- **Data rows**

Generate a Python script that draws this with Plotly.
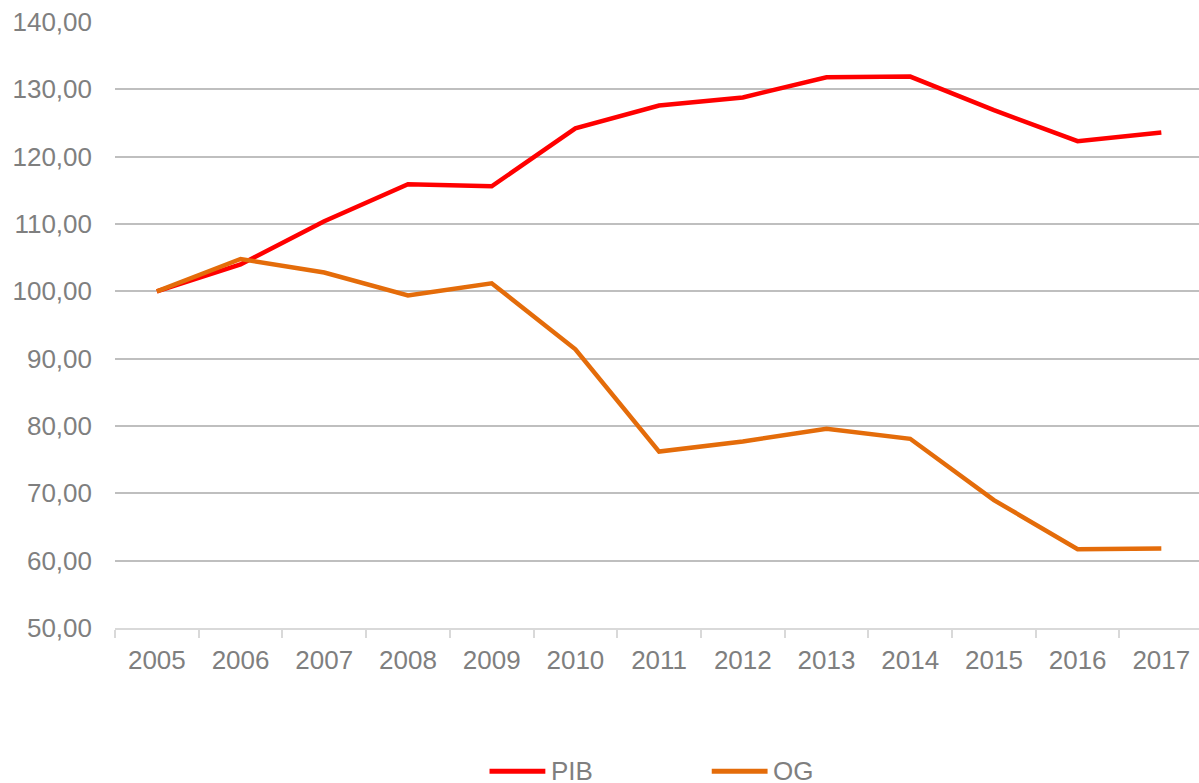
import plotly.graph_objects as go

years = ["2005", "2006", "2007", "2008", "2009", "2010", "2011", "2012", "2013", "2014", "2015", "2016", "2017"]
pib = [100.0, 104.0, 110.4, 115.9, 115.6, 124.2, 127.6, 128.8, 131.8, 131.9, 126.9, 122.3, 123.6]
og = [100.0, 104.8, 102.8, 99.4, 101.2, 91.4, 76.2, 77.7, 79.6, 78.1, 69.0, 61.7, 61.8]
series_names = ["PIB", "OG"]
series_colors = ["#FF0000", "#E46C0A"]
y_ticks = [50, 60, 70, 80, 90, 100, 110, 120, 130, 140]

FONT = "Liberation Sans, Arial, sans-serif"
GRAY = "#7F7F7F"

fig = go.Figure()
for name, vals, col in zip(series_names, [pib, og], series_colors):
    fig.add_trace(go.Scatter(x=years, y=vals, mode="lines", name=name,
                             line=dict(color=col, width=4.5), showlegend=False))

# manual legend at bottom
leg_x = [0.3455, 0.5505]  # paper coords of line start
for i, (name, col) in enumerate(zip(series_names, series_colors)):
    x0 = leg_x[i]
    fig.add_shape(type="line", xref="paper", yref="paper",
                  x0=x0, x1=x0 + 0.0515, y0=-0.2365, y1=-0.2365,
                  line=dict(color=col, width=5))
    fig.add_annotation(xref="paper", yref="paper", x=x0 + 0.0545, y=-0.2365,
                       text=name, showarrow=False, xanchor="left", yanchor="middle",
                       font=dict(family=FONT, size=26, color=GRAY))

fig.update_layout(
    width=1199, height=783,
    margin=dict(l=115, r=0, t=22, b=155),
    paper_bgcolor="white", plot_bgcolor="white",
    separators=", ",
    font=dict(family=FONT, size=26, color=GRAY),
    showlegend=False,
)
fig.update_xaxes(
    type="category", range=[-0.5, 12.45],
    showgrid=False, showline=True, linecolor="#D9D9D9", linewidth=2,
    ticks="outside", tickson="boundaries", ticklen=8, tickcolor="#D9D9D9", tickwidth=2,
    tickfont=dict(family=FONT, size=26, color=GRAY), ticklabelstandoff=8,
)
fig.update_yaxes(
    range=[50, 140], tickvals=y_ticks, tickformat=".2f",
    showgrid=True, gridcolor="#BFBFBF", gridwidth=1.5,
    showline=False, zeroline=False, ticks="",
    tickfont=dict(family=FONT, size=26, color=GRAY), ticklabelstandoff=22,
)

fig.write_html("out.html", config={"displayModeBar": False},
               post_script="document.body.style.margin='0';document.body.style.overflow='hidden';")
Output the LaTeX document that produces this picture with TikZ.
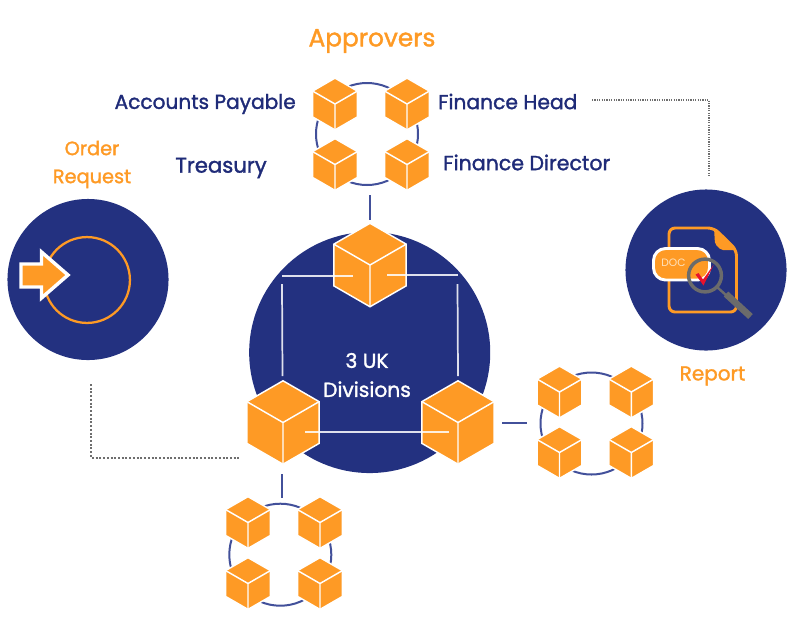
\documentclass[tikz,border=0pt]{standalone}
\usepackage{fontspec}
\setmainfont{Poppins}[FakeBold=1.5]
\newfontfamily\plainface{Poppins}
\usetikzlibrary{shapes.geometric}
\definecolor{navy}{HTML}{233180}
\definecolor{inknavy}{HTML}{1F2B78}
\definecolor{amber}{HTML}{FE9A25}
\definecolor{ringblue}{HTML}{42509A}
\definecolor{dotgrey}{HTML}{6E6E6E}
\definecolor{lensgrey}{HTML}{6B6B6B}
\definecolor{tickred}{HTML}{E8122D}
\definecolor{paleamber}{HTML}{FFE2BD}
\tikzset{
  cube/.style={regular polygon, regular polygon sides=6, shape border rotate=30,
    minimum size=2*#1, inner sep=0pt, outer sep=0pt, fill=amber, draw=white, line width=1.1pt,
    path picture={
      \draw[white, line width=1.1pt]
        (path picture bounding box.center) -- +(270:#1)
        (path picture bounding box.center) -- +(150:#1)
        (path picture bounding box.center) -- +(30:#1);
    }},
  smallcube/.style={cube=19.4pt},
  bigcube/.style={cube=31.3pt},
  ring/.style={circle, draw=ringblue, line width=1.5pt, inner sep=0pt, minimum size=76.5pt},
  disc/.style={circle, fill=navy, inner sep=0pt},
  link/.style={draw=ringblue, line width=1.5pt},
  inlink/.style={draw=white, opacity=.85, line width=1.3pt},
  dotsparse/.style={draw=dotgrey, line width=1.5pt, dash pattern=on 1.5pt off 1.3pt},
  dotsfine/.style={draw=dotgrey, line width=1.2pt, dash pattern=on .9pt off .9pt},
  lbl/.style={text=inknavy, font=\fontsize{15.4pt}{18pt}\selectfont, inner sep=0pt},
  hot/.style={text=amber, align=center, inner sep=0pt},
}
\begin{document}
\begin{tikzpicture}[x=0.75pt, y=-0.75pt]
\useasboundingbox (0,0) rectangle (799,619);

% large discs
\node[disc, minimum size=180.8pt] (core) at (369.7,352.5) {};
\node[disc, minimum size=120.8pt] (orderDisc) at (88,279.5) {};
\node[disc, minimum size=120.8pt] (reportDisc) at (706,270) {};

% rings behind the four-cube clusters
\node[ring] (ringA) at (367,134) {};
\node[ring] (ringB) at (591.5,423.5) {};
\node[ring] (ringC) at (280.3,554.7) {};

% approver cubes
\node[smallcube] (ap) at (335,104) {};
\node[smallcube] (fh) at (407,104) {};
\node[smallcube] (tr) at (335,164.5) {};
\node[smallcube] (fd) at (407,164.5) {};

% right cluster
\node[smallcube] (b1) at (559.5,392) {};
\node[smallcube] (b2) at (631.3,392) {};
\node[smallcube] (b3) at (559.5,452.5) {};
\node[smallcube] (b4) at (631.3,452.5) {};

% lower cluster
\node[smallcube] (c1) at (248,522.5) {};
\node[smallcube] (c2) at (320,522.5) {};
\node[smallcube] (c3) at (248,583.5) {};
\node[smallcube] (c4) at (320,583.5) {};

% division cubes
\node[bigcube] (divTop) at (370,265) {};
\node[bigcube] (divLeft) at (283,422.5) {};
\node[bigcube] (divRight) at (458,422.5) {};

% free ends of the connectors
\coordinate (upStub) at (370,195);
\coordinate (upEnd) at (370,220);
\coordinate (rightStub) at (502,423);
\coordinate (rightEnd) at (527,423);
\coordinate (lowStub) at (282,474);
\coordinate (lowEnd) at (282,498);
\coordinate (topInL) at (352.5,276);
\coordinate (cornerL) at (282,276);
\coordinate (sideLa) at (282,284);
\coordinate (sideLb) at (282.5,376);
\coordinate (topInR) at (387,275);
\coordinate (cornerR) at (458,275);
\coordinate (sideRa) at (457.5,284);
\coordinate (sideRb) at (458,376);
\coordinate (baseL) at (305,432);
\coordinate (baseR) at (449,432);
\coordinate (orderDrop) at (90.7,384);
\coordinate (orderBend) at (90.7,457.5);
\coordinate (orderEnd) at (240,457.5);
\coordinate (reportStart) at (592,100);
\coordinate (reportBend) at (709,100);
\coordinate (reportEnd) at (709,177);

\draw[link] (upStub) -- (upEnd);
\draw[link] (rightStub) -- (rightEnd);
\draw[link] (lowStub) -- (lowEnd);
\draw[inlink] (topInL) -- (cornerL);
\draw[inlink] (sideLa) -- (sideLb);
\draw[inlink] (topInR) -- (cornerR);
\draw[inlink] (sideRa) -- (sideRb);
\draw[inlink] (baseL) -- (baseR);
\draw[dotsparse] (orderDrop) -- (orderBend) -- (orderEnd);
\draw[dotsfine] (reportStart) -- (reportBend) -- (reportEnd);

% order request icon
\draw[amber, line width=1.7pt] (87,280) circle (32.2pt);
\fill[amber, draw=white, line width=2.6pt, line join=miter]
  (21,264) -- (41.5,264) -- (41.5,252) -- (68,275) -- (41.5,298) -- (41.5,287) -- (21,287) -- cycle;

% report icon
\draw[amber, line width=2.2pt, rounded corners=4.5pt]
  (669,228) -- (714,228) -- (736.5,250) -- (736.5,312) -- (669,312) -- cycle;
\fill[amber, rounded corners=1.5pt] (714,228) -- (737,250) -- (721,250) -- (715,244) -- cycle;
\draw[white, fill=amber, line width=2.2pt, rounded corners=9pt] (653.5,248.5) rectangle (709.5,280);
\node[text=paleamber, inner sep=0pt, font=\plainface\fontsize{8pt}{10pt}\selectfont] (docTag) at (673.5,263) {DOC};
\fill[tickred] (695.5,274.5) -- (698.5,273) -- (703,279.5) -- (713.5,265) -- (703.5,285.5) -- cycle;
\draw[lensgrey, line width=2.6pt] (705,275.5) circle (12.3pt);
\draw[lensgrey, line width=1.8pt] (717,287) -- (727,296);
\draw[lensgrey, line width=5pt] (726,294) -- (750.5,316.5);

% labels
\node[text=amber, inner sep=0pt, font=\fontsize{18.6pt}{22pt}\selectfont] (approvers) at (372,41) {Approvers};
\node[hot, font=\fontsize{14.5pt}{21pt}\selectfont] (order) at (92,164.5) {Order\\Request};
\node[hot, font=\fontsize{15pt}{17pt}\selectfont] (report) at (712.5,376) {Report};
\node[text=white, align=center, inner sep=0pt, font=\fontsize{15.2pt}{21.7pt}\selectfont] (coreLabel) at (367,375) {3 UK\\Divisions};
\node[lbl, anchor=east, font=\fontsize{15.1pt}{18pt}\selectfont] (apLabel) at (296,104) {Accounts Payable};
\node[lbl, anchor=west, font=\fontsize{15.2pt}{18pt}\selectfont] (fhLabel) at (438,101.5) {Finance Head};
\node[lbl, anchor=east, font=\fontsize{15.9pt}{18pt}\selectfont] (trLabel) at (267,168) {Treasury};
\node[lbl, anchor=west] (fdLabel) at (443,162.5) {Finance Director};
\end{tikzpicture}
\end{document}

- **Aim of the exercise**
In the records above, find the line containing "import plotly.graph_objects as go" and output every line from the first through that one, exactly, omitting pictures.

- **Answer to this task**
Generate a Python script that draws this with Plotly.
import plotly.graph_objects as go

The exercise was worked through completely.